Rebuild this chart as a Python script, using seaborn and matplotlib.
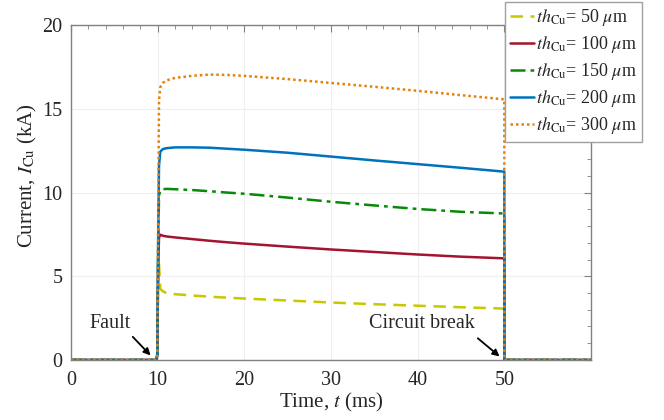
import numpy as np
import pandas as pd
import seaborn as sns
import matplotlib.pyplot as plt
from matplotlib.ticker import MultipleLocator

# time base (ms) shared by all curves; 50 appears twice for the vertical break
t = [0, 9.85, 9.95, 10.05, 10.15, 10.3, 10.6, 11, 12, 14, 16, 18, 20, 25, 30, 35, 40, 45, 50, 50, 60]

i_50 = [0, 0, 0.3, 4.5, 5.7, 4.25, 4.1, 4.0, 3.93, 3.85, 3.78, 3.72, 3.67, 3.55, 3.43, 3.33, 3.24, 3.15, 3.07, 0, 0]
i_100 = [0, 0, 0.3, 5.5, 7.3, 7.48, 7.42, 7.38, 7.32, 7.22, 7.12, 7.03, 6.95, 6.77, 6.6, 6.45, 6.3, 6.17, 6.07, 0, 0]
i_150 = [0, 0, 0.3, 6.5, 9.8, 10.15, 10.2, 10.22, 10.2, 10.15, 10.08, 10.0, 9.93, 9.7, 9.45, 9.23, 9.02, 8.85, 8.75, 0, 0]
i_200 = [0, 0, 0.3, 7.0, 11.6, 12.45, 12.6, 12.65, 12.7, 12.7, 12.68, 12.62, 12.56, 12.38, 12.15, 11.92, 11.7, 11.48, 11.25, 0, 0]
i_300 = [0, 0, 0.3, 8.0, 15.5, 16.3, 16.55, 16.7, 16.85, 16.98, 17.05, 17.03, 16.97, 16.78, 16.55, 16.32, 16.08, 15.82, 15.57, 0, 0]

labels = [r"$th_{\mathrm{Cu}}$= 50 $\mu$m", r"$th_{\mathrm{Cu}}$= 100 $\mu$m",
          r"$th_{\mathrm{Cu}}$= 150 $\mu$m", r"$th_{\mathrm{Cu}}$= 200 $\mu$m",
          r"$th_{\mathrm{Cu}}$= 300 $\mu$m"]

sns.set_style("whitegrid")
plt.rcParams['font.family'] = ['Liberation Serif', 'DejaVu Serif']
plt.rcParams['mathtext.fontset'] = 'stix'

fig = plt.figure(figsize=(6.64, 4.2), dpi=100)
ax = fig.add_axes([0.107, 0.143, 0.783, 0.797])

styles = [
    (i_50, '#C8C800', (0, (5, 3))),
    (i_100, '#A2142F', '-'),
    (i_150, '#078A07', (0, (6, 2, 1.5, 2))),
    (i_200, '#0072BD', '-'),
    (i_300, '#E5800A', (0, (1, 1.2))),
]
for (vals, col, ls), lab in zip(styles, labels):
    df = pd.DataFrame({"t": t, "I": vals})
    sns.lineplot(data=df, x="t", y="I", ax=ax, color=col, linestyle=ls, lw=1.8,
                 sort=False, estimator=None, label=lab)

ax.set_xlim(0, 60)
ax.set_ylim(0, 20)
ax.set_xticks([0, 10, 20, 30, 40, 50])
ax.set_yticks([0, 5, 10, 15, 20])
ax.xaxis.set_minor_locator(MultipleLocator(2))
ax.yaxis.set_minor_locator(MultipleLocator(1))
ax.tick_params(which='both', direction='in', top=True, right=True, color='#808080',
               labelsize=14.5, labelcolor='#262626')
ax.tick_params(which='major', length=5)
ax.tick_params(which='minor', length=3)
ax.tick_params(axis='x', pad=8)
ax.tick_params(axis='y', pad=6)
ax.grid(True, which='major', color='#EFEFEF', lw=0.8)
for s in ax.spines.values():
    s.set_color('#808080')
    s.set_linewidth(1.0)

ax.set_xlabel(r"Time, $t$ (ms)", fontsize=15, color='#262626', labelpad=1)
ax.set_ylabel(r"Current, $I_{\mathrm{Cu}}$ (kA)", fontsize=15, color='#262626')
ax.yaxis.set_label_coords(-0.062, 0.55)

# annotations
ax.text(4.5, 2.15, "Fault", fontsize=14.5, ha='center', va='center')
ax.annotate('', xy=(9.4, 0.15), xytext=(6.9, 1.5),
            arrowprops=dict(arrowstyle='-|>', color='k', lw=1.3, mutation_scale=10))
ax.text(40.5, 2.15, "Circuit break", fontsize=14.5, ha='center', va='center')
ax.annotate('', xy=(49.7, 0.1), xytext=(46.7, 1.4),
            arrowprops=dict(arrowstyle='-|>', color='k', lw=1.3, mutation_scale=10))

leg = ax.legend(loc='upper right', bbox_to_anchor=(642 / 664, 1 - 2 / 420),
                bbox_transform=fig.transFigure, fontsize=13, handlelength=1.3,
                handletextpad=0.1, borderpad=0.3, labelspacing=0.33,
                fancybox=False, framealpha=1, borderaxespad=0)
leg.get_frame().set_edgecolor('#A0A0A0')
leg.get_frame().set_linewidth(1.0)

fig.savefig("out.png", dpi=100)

Stated problem
Take the material above from its first line through the line holding "50, 50, 60]" and set it down exactly, without the pictures.

Full answer
Rebuild this chart as a Python script, using seaborn and matplotlib.
import numpy as np
import pandas as pd
import seaborn as sns
import matplotlib.pyplot as plt
from matplotlib.ticker import MultipleLocator

# time base (ms) shared by all curves; 50 appears twice for the vertical break
t = [0, 9.85, 9.95, 10.05, 10.15, 10.3, 10.6, 11, 12, 14, 16, 18, 20, 25, 30, 35, 40, 45, 50, 50, 60]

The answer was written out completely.